▸ **Exercise prompt**
Starting from the top of the material, restate each line exactly until the line that contains "annees = [str(a) for a in range(1990, 2017)]", which is also copied. Pictures are excluded.

** Begin Dataset excerpt **

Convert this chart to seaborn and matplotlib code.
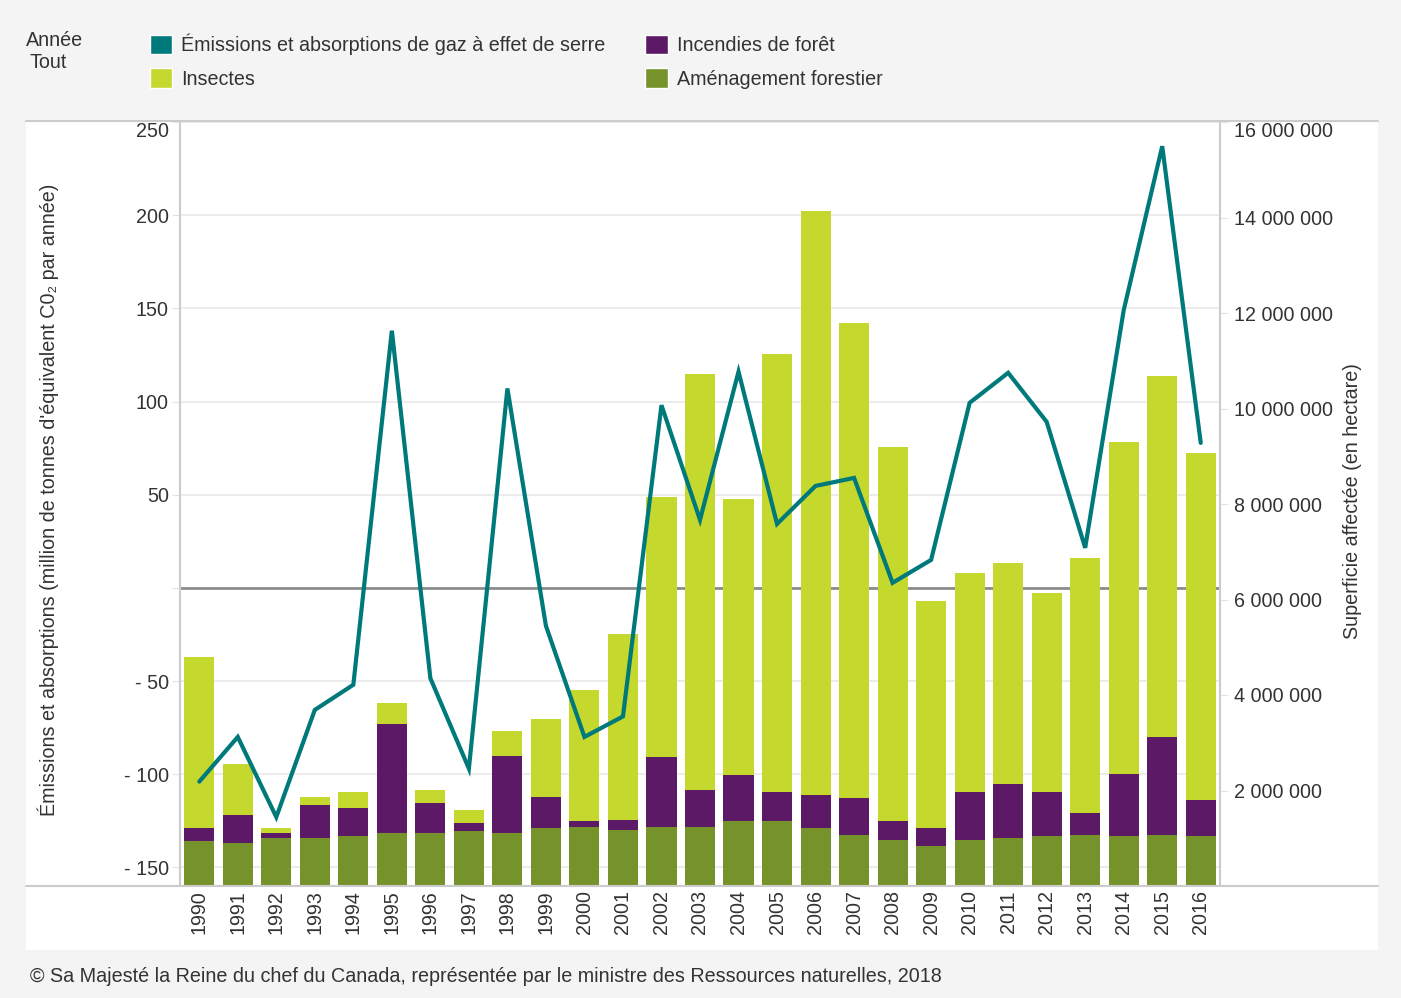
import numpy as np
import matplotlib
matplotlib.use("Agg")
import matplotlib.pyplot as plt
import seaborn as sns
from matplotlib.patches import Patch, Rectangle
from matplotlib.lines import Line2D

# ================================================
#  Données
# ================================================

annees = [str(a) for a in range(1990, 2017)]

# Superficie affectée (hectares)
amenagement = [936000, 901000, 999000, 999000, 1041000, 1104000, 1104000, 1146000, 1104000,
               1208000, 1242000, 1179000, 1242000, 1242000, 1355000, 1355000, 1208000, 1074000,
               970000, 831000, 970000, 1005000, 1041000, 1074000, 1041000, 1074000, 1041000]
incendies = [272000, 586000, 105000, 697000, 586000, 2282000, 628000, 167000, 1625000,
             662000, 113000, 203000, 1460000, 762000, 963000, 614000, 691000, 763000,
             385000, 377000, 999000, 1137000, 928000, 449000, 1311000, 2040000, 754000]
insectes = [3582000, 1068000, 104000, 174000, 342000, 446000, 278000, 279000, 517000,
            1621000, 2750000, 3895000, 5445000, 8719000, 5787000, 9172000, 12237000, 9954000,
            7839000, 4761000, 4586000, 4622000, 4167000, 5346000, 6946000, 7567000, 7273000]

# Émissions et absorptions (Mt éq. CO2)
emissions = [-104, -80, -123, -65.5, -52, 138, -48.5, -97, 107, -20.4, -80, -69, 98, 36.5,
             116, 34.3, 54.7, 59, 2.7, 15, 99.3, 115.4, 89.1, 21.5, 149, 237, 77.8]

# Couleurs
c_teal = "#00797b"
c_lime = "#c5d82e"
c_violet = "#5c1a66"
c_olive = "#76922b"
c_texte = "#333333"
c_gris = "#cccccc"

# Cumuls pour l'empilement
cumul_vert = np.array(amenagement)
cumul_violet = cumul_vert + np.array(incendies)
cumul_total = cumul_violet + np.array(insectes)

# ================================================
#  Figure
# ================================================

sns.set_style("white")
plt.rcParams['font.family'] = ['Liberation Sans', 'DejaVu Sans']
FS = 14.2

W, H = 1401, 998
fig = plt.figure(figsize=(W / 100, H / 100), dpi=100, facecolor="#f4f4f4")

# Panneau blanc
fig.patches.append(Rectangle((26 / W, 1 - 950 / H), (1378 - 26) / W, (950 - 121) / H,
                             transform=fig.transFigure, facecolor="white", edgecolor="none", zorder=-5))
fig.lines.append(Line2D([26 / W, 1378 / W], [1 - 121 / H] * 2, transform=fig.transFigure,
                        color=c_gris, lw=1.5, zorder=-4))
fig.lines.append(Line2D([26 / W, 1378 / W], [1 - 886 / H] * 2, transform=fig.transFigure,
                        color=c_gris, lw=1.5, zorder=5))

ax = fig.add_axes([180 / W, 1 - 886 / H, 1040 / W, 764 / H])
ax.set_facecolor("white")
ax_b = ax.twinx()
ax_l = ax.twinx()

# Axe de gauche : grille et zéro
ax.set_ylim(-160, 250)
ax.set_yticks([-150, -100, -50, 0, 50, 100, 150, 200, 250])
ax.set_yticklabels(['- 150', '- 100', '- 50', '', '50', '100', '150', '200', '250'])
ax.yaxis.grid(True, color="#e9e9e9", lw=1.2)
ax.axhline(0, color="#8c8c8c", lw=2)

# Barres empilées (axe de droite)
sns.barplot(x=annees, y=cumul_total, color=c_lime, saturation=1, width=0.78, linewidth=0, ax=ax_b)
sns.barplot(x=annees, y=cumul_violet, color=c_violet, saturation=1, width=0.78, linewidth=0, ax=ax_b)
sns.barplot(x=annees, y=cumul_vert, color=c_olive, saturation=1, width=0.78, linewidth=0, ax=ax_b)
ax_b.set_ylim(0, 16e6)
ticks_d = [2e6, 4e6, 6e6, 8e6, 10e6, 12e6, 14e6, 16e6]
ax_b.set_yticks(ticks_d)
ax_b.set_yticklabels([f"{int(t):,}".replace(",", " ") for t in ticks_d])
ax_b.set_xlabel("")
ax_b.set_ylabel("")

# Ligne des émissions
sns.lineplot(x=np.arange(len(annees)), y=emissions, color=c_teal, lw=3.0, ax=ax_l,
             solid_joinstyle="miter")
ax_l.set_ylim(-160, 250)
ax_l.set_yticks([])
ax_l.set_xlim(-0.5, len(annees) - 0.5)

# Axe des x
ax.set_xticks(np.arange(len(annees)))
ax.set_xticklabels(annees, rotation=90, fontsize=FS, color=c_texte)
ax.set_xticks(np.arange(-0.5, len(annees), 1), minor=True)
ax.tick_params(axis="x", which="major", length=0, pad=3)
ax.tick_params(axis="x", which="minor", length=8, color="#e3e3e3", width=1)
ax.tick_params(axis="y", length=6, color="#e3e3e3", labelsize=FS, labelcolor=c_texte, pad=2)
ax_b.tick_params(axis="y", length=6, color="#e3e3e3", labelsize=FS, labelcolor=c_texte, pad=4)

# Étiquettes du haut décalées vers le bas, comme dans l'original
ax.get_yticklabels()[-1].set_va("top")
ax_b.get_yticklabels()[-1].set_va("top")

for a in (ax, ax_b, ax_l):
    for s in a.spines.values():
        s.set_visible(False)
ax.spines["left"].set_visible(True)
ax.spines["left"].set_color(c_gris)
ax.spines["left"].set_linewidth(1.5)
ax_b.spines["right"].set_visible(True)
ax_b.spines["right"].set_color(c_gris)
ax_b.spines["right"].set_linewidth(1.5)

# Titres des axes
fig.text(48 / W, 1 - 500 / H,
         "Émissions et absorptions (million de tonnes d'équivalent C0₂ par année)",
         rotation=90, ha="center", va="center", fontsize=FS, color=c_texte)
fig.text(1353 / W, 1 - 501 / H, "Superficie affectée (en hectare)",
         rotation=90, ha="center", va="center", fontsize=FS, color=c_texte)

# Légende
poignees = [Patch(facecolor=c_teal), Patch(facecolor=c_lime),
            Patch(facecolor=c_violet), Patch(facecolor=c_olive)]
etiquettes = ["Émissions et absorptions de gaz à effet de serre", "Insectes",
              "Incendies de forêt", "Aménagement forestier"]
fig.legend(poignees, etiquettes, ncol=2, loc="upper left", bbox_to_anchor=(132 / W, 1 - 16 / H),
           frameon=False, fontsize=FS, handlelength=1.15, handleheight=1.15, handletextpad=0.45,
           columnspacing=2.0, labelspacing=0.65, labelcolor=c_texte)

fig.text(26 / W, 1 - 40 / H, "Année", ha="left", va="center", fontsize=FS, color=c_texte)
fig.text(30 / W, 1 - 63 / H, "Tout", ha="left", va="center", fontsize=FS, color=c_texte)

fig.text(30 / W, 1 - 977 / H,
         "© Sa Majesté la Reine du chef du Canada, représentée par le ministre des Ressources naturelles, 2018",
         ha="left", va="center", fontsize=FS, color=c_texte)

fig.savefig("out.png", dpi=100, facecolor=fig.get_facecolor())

** End Dataset excerpt **

▸ **Complete response**
Convert this chart to seaborn and matplotlib code.
import numpy as np
import matplotlib
matplotlib.use("Agg")
import matplotlib.pyplot as plt
import seaborn as sns
from matplotlib.patches import Patch, Rectangle
from matplotlib.lines import Line2D

# ================================================
#  Données
# ================================================

annees = [str(a) for a in range(1990, 2017)]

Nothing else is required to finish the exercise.